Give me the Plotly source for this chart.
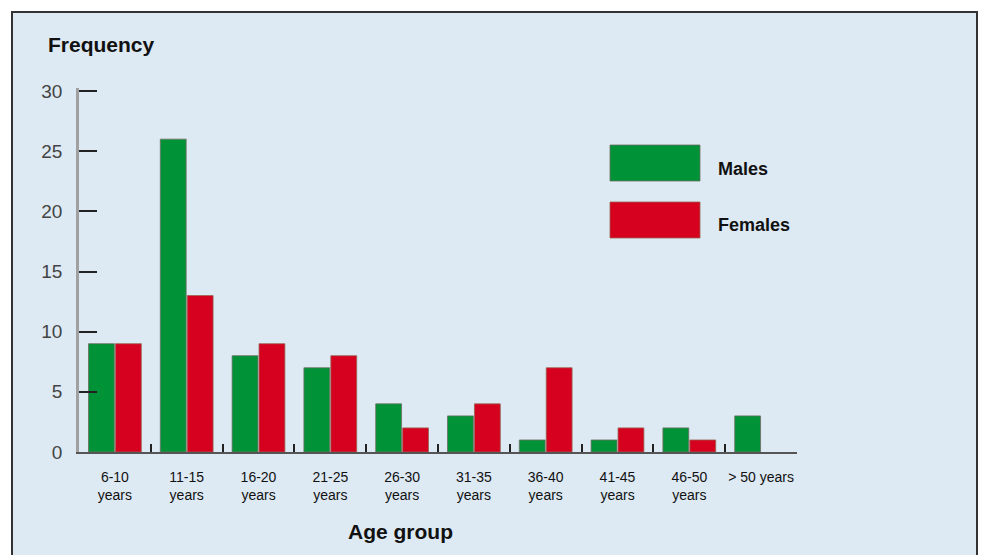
import plotly.graph_objects as go

categories = ["6-10<br>years", "11-15<br>years", "16-20<br>years", "21-25<br>years",
              "26-30<br>years", "31-35<br>years", "36-40<br>years", "41-45<br>years",
              "46-50<br>years", "> 50 years"]
males = [9, 26, 8, 7, 4, 3, 1, 1, 2, 3]
females = [9, 13, 9, 8, 2, 4, 7, 2, 1, None]
y_ticks = [0, 5, 10, 15, 20, 25, 30]

W, H = 981, 555
L, R, T, B = 79, 184, 88, 103
PW, PH = W - L - R, H - T - B
Y_TOP = PH / (361 / 30)

def px(x):
    return (x - L) / PW

def py(y):
    return (H - B - y) / PH

GREEN = "#009236"
RED = "#d6001f"
BG = "#dde9f3"
FONT = "Liberation Sans, Arial, sans-serif"

fig = go.Figure()
fig.add_trace(go.Bar(x=categories, y=males, name="Males",
                     marker=dict(color=GREEN, line=dict(color="rgba(110,110,100,0.8)", width=1))))
fig.add_trace(go.Bar(x=categories, y=females, name="Females",
                     marker=dict(color=RED, line=dict(color="rgba(150,100,80,0.8)", width=1))))

shapes = [
    dict(type="rect", xref="paper", yref="paper", x0=px(12), x1=px(977), y0=py(570), y1=py(12),
         fillcolor=BG, line=dict(color="#333333", width=2), layer="below"),
    dict(type="rect", xref="paper", yref="paper", x0=px(610), x1=px(700), y0=py(181), y1=py(145),
         fillcolor=GREEN, line=dict(color="rgba(110,110,100,0.8)", width=1)),
    dict(type="rect", xref="paper", yref="paper", x0=px(610), x1=px(700), y0=py(238), y1=py(202),
         fillcolor=RED, line=dict(color="rgba(150,100,80,0.8)", width=1)),
]

annotations = [
    dict(text="<b>Frequency</b>", xref="paper", yref="paper", x=px(46), y=py(45),
         xanchor="left", yanchor="middle", showarrow=False, font=dict(size=21, color="#111", family=FONT)),
    dict(text="<b>Age group</b>", xref="paper", yref="paper", x=px(400), y=py(531),
         xanchor="center", yanchor="middle", showarrow=False, font=dict(size=21, color="#111", family=FONT)),
    dict(text="<b>Males</b>", xref="paper", yref="paper", x=px(716), y=py(169),
         xanchor="left", yanchor="middle", showarrow=False, font=dict(size=18, color="#111", family=FONT)),
    dict(text="<b>Females</b>", xref="paper", yref="paper", x=px(716), y=py(225),
         xanchor="left", yanchor="middle", showarrow=False, font=dict(size=18, color="#111", family=FONT)),
]

fig.update_layout(
    width=W, height=H,
    margin=dict(l=L, r=R, t=T, b=B, pad=0),
    paper_bgcolor="white",
    plot_bgcolor="rgba(0,0,0,0)",
    barmode="group",
    bargap=0.25,
    bargroupgap=0.04,
    showlegend=False,
    shapes=shapes,
    annotations=annotations,
    font=dict(family=FONT, color="#333"),
)
fig.update_xaxes(
    type="category", range=[-0.5, 9.5],
    showline=True, linecolor="#555555", linewidth=2,
    ticks="inside", tickson="boundaries", ticklen=8, tickcolor="#222", tickwidth=1.5,
    tickangle=0,
    tickfont=dict(size=14, color="#111", family=FONT),
    ticklabelstandoff=11,
    showgrid=False, zeroline=False,
)
fig.update_yaxes(
    range=[0, Y_TOP], tickvals=y_ticks,
    showline=True, linecolor="#a0a0a0", linewidth=2.5,
    ticks="inside", ticklen=18, tickcolor="#222", tickwidth=1.5,
    tickfont=dict(size=19, color="#444", family=FONT),
    ticklabelstandoff=10,
    showgrid=False, zeroline=False,
)

fig.write_html("out.html", config={"displayModeBar": False},
               post_script="document.body.style.margin='0';")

◆ Given task: Restate the whole listing above exactly, except for its images.

◆ Solution to the exercise:
Give me the Plotly source for this chart.
import plotly.graph_objects as go

categories = ["6-10<br>years", "11-15<br>years", "16-20<br>years", "21-25<br>years",
              "26-30<br>years", "31-35<br>years", "36-40<br>years", "41-45<br>years",
              "46-50<br>years", "> 50 years"]
males = [9, 26, 8, 7, 4, 3, 1, 1, 2, 3]
females = [9, 13, 9, 8, 2, 4, 7, 2, 1, None]
y_ticks = [0, 5, 10, 15, 20, 25, 30]

W, H = 981, 555
L, R, T, B = 79, 184, 88, 103
PW, PH = W - L - R, H - T - B
Y_TOP = PH / (361 / 30)

def px(x):
    return (x - L) / PW

def py(y):
    return (H - B - y) / PH

GREEN = "#009236"
RED = "#d6001f"
BG = "#dde9f3"
FONT = "Liberation Sans, Arial, sans-serif"

fig = go.Figure()
fig.add_trace(go.Bar(x=categories, y=males, name="Males",
                     marker=dict(color=GREEN, line=dict(color="rgba(110,110,100,0.8)", width=1))))
fig.add_trace(go.Bar(x=categories, y=females, name="Females",
                     marker=dict(color=RED, line=dict(color="rgba(150,100,80,0.8)", width=1))))

shapes = [
    dict(type="rect", xref="paper", yref="paper", x0=px(12), x1=px(977), y0=py(570), y1=py(12),
         fillcolor=BG, line=dict(color="#333333", width=2), layer="below"),
    dict(type="rect", xref="paper", yref="paper", x0=px(610), x1=px(700), y0=py(181), y1=py(145),
         fillcolor=GREEN, line=dict(color="rgba(110,110,100,0.8)", width=1)),
    dict(type="rect", xref="paper", yref="paper", x0=px(610), x1=px(700), y0=py(238), y1=py(202),
         fillcolor=RED, line=dict(color="rgba(150,100,80,0.8)", width=1)),
]

annotations = [
    dict(text="<b>Frequency</b>", xref="paper", yref="paper", x=px(46), y=py(45),
         xanchor="left", yanchor="middle", showarrow=False, font=dict(size=21, color="#111", family=FONT)),
    dict(text="<b>Age group</b>", xref="paper", yref="paper", x=px(400), y=py(531),
         xanchor="center", yanchor="middle", showarrow=False, font=dict(size=21, color="#111", family=FONT)),
    dict(text="<b>Males</b>", xref="paper", yref="paper", x=px(716), y=py(169),
         xanchor="left", yanchor="middle", showarrow=False, font=dict(size=18, color="#111", family=FONT)),
    dict(text="<b>Females</b>", xref="paper", yref="paper", x=px(716), y=py(225),
         xanchor="left", yanchor="middle", showarrow=False, font=dict(size=18, color="#111", family=FONT)),
]

fig.update_layout(
    width=W, height=H,
    margin=dict(l=L, r=R, t=T, b=B, pad=0),
    paper_bgcolor="white",
    plot_bgcolor="rgba(0,0,0,0)",
    barmode="group",
    bargap=0.25,
    bargroupgap=0.04,
    showlegend=False,
    shapes=shapes,
    annotations=annotations,
    font=dict(family=FONT, color="#333"),
)
fig.update_xaxes(
    type="category", range=[-0.5, 9.5],
    showline=True, linecolor="#555555", linewidth=2,
    ticks="inside", tickson="boundaries", ticklen=8, tickcolor="#222", tickwidth=1.5,
    tickangle=0,
    tickfont=dict(size=14, color="#111", family=FONT),
    ticklabelstandoff=11,
    showgrid=False, zeroline=False,
)
fig.update_yaxes(
    range=[0, Y_TOP], tickvals=y_ticks,
    showline=True, linecolor="#a0a0a0", linewidth=2.5,
    ticks="inside", ticklen=18, tickcolor="#222", tickwidth=1.5,
    tickfont=dict(size=19, color="#444", family=FONT),
    ticklabelstandoff=10,
    showgrid=False, zeroline=False,
)

fig.write_html("out.html", config={"displayModeBar": False},
               post_script="document.body.style.margin='0';")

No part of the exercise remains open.